§ Objective: Each line that holds the word "standalone" should be returned.

Records with drawing code

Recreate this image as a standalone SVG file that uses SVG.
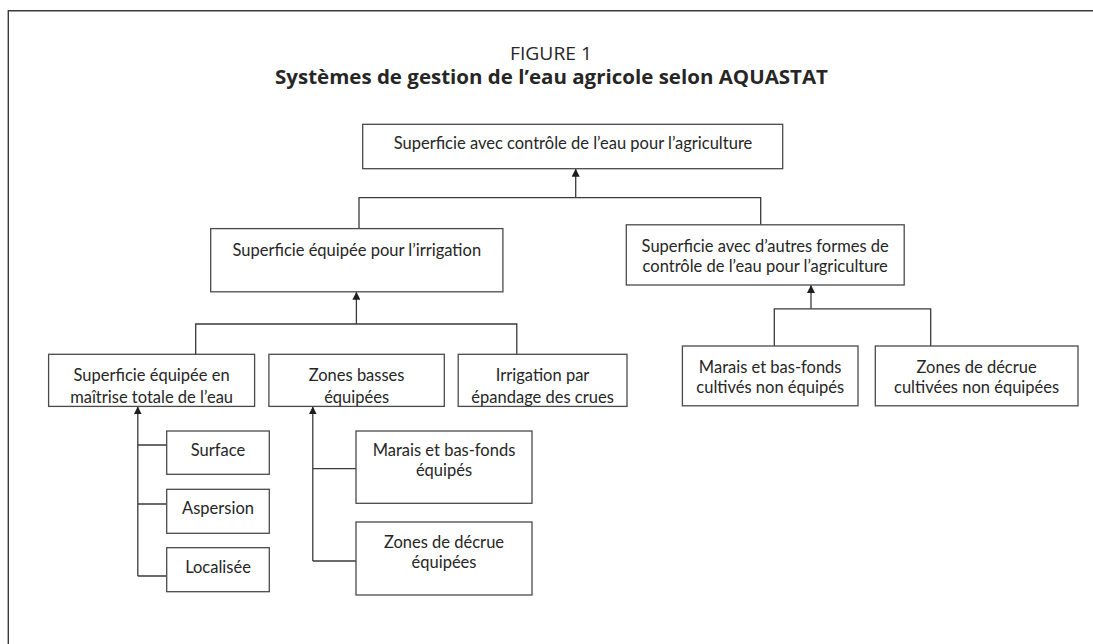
<svg xmlns="http://www.w3.org/2000/svg" width="1093" height="644" viewBox="0 0 1093 644">
  <style>
    .frame { fill: none; stroke: #3a3a3a; stroke-width: 1.4; }
    .box { fill: #ffffff; stroke: #4a4a4a; stroke-width: 1.3; }
    .lbl { font-family: Lato, "Open Sans", sans-serif; font-size: 16.5px; fill: #262626; text-anchor: middle; }
    .fig { font-family: "Open Sans", sans-serif; font-size: 18px; fill: #262626; text-anchor: middle; }
    .ttl { font-family: "Open Sans", sans-serif; font-size: 19.5px; font-weight: bold; fill: #262626; text-anchor: middle; }
    .wire { fill: none; stroke: #3a3a3a; stroke-width: 1.3; }
  </style>
  <defs>
    <marker id="arrow" viewBox="0 0 10 10" refX="10" refY="5" markerWidth="8" markerHeight="8" markerUnits="userSpaceOnUse" orient="auto">
      <path d="M0,0 L10,5 L0,10 z" fill="#1e1e1e"/>
    </marker>
  </defs>

  <rect width="1093" height="644" fill="#ffffff"/>
  <!-- figure frame -->
  <path class="frame" d="M8.3,650 V10.7 H1100"/>

  <g id="title">
    <text class="fig" x="551" y="60" textLength="82" lengthAdjust="spacingAndGlyphs">FIGURE 1</text>
    <text class="ttl" x="551.5" y="84" textLength="553" lengthAdjust="spacingAndGlyphs">Systèmes de gestion de l’eau agricole selon AQUASTAT</text>
  </g>

  <g id="connectors">
    <!-- root level -->
    <path class="wire" d="M359,228.6 V197.7 H760.7 V224.8"/>
    <path class="wire" d="M575.7,197.7 V168.7" marker-end="url(#arrow)"/>
    <!-- irrigation branch -->
    <path class="wire" d="M195.7,354.3 V324 H516.8 V354.3"/>
    <path class="wire" d="M356.4,324 V291.8" marker-end="url(#arrow)"/>
    <!-- other forms branch -->
    <path class="wire" d="M774.3,346 V308.8 H930.7 V346"/>
    <path class="wire" d="M811,308.8 V285" marker-end="url(#arrow)"/>
    <!-- full control sub-types -->
    <path class="wire" d="M137.8,576 V406.4" marker-end="url(#arrow)"/>
    <path class="wire" d="M137.8,445 H166.7 M137.8,504 H166.7 M137.8,576 H166.7"/>
    <!-- lowland sub-types -->
    <path class="wire" d="M312.8,561 V406.4" marker-end="url(#arrow)"/>
    <path class="wire" d="M312.8,468.7 H356 M312.8,561 H356"/>
  </g>

  <g id="node-root">
    <rect class="box" x="362.7" y="124.3" width="420" height="44.4"/>
    <text class="lbl" x="573" y="148.5">Superficie avec contrôle de l’eau pour l’agriculture</text>
  </g>

  <g id="node-irrigation">
    <rect class="box" x="210.7" y="228.6" width="292.2" height="63.2"/>
    <text class="lbl" x="356.8" y="255.5">Superficie équipée pour l’irrigation</text>
  </g>

  <g id="node-other-forms">
    <rect class="box" x="626.3" y="224.8" width="277.9" height="60.2"/>
    <text class="lbl" x="765.2" y="251.5">Superficie avec d’autres formes de</text>
    <text class="lbl" x="765.2" y="271.5">contrôle de l’eau pour l’agriculture</text>
  </g>

  <g id="node-full-control">
    <rect class="box" x="48.6" y="354.3" width="206" height="52.1"/>
    <text class="lbl" x="151.6" y="380.5">Superficie équipée en</text>
    <text class="lbl" x="151.6" y="403">maîtrise totale de l’eau</text>
  </g>

  <g id="node-lowlands">
    <rect class="box" x="268.9" y="354.3" width="175.4" height="52.1"/>
    <text class="lbl" x="356.6" y="380.5">Zones basses</text>
    <text class="lbl" x="356.6" y="403">équipées</text>
  </g>

  <g id="node-spate">
    <rect class="box" x="458.2" y="354.3" width="168.8" height="52.1"/>
    <text class="lbl" x="542.6" y="380.5">Irrigation par</text>
    <text class="lbl" x="542.6" y="403">épandage des crues</text>
  </g>

  <g id="node-marsh-unequipped">
    <rect class="box" x="682.4" y="346" width="175.6" height="59.8"/>
    <text class="lbl" x="770.2" y="372.5">Marais et bas-fonds</text>
    <text class="lbl" x="770.2" y="393">cultivés non équipés</text>
  </g>

  <g id="node-recession-unequipped">
    <rect class="box" x="875.3" y="346" width="202.7" height="59.8"/>
    <text class="lbl" x="976.6" y="372.5">Zones de décrue</text>
    <text class="lbl" x="976.6" y="393">cultivées non équipées</text>
  </g>

  <g id="node-surface">
    <rect class="box" x="166.7" y="431" width="102.6" height="43.3"/>
    <text class="lbl" x="218" y="456">Surface</text>
  </g>

  <g id="node-sprinkler">
    <rect class="box" x="166.7" y="489.3" width="102.6" height="44"/>
    <text class="lbl" x="218" y="514">Aspersion</text>
  </g>

  <g id="node-localized">
    <rect class="box" x="166.7" y="547.7" width="102.6" height="44"/>
    <text class="lbl" x="218" y="572.5">Localisée</text>
  </g>

  <g id="node-marsh-equipped">
    <rect class="box" x="356" y="431" width="176" height="72.3"/>
    <text class="lbl" x="444" y="456">Marais et bas-fonds</text>
    <text class="lbl" x="444" y="476">équipés</text>
  </g>

  <g id="node-recession-equipped">
    <rect class="box" x="356" y="522" width="176" height="73"/>
    <text class="lbl" x="444" y="547.5">Zones de décrue</text>
    <text class="lbl" x="444" y="567.5">équipées</text>
  </g>
</svg>
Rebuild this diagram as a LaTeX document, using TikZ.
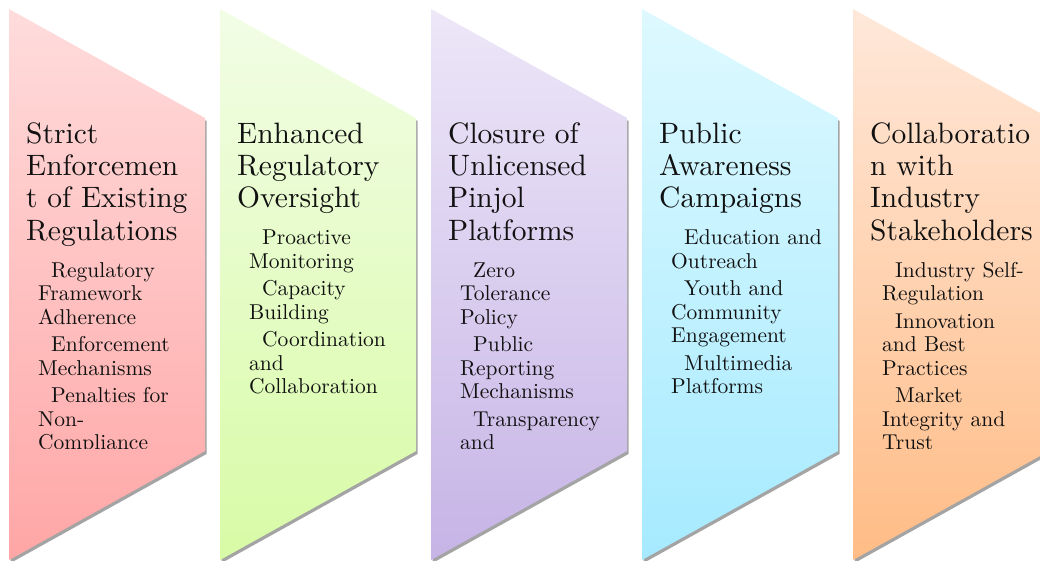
\documentclass[tikz,border=0pt]{standalone}
\usepackage{fontspec}
% Latin Modern at its 10pt design size for every text size
\newfontfamily\lmten{lmroman10-regular}[Extension=.otf]

\definecolor{redtop}{HTML}{FFDCDC}   \definecolor{redbot}{HTML}{FFA6A6}
\definecolor{greentop}{HTML}{F2FDE6} \definecolor{greenbot}{HTML}{D8FBA6}
\definecolor{violettop}{HTML}{EDE7F8}\definecolor{violetbot}{HTML}{C6B4E6}
\definecolor{cyantop}{HTML}{DEF9FF}  \definecolor{cyanbot}{HTML}{A6EAFF}
\definecolor{orangetop}{HTML}{FFE8DA}\definecolor{orangebot}{HTML}{FFBC86}
\definecolor{panelshade}{HTML}{A4A4A4}
\definecolor{ink}{HTML}{111111}

% heading block: first baseline is the node's base
\newcommand\headblock[1]{\parbox[t]{200pt}{\raggedright\lmten
  \fontsize{29.5}{32.3}\selectfont #1}}
% sub-point block: each paragraph is one point, first line indented
\newcommand\pointblock[1]{\parbox[t]{200pt}{\raggedright\lmten
  \fontsize{21.5}{23.5}\selectfont\setlength\parindent{13pt}%
  \setlength\parskip{4pt}#1}}

% one slanted panel: #1 left x, #2 top colour, #3 bottom colour, #4 name
\newcommand\drawpanel[4]{%
  \fill[panelshade, shift={(1.5,3)}]
    (#1,9) -- ++(196,109) -- ++(0,333) -- ++(-196,109) -- cycle;
  \path[top color=#2, bottom color=#3]
    (#1,9) coordinate (#4-nw) -- ++(196,109) coordinate (#4-ne)
    -- ++(0,333) coordinate (#4-se) -- ++(-196,109) coordinate (#4-sw) -- cycle;
}

\begin{document}
\begin{tikzpicture}[x=1pt, y=-1pt,
  headtext/.style={anchor=base west, inner sep=0pt, text=ink},
  pointtext/.style={anchor=base west, inner sep=0pt, text=ink}]
\useasboundingbox (0,0) rectangle (1040,560);

\drawpanel{9}{redtop}{redbot}{p1}
\drawpanel{220}{greentop}{greenbot}{p2}
\drawpanel{431}{violettop}{violetbot}{p3}
\drawpanel{642}{cyantop}{cyanbot}{p4}
\drawpanel{853}{orangetop}{orangebot}{p5}

\begin{scope}
\clip (0,0) rectangle (1040,448);

% panel 1
\node[headtext] (h1) at (26,143.3)
  {\headblock{Strict\newline Enforcemen\newline t of Existing\newline Regulations}};
\node[pointtext] (s1) at (38,277.2)
  {\pointblock{Regulatory\newline Framework\newline Adherence\par
   Enforcement\newline Mechanisms\par
   Penalties for\newline Non-\newline Compliance}};

% panel 2
\node[headtext] (h2) at (237,143.3)
  {\headblock{Enhanced\newline Regulatory\newline Oversight}};
\node[pointtext] (s2) at (249,244.9)
  {\pointblock{Proactive\newline Monitoring\par
   Capacity\newline Building\par
   Coordination\newline and\newline Collaboration}};

% panel 3
\node[headtext] (h3) at (448,143.3)
  {\headblock{Closure of\newline Unlicensed\newline Pinjol\newline Platforms}};
\node[pointtext] (s3) at (460,277.2)
  {\pointblock{Zero\newline Tolerance\newline Policy\par
   Public\newline Reporting\newline Mechanisms\par
   Transparency\newline and\newline Accountability}};

% panel 4
\node[headtext] (h4) at (659,143.3)
  {\headblock{Public\newline Awareness\newline Campaigns}};
\node[pointtext] (s4) at (671,244.9)
  {\pointblock{Education and\newline Outreach\par
   Youth and\newline Community\newline Engagement\par
   Multimedia\newline Platforms}};

% panel 5
\node[headtext] (h5) at (870,143.3)
  {\headblock{Collaboratio\newline n with\newline Industry\newline Stakeholders}};
\node[pointtext] (s5) at (882,277.2)
  {\pointblock{Industry Self-\newline Regulation\par
   Innovation\newline and Best\newline Practices\par
   Market\newline Integrity and\newline Trust}};
\end{scope}
\end{tikzpicture}
\end{document}
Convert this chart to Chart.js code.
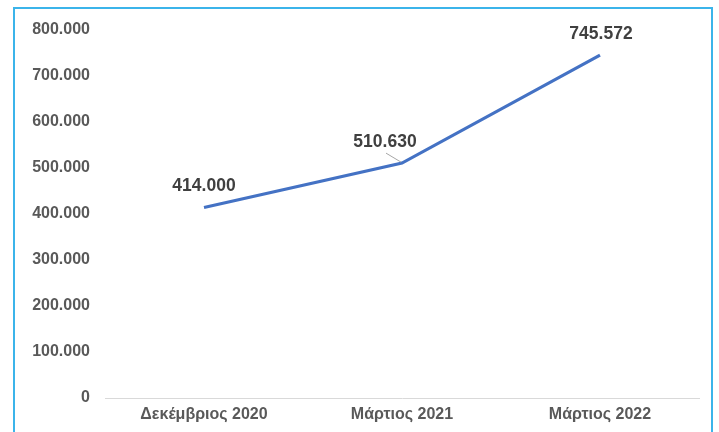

§ Response below:
Recreate this image as a standalone SVG file that uses SVG.
\documentclass[tikz,border=0pt]{standalone}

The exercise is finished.